If any of us were to imagine a perfect transport system, it would seamless connecting between different elements, on time, fast, affordable, and clearly signed. It would provide ready transport to all areas of town and connect with surrounding suburbs. It would be safe and provide access points for people with varying physical abilities. While these systems do exist around the world, it requires a great deal of investment from the government and political will from the people to make this happen. And, of course, the subway wasn't built in a day.

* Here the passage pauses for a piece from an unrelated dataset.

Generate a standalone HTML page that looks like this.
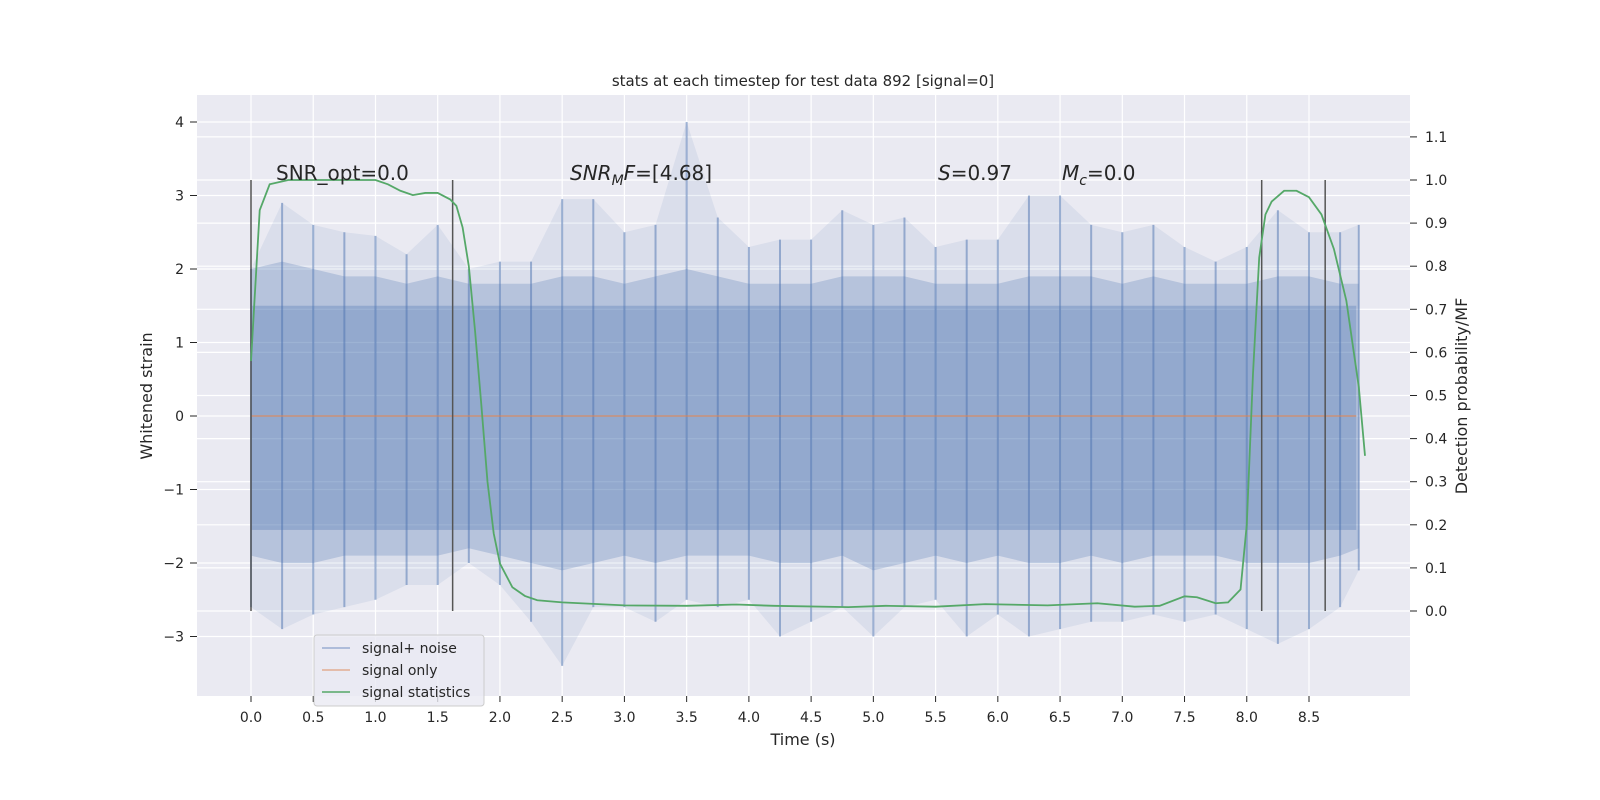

Surprisingly, for a nation of 326 million people, there are only fifteen rail systems in the US.  The nation would need to invest over $90 billion to bring public transport systems back into a state of good repair. And with these sorts of figures hovering in view, it's very easy to see how it's overwhelming. But, as anyone living in one of New York City's five boroughs, or who commutes from a nearby suburb, will tell you - something needs to be done. The system itself needs repair and modernisation. The squeaky clean elements of station comfort are, functionally, less important. Newfangled plans for phone charging substations only point out that platform waits are sometimes so long that such a charger could prove useful. For a city that is the economic lifeblood of the East Coast, it seems surprising that these precious arteries have been left to calcify.

I cross my fingers that change is coming. I hope that these beautiful, historic, functional creaking trains get the rejuvenation they've been waiting for. In the mean time, I'll continue searching between tunnel pillars for remnants of stations that could have been.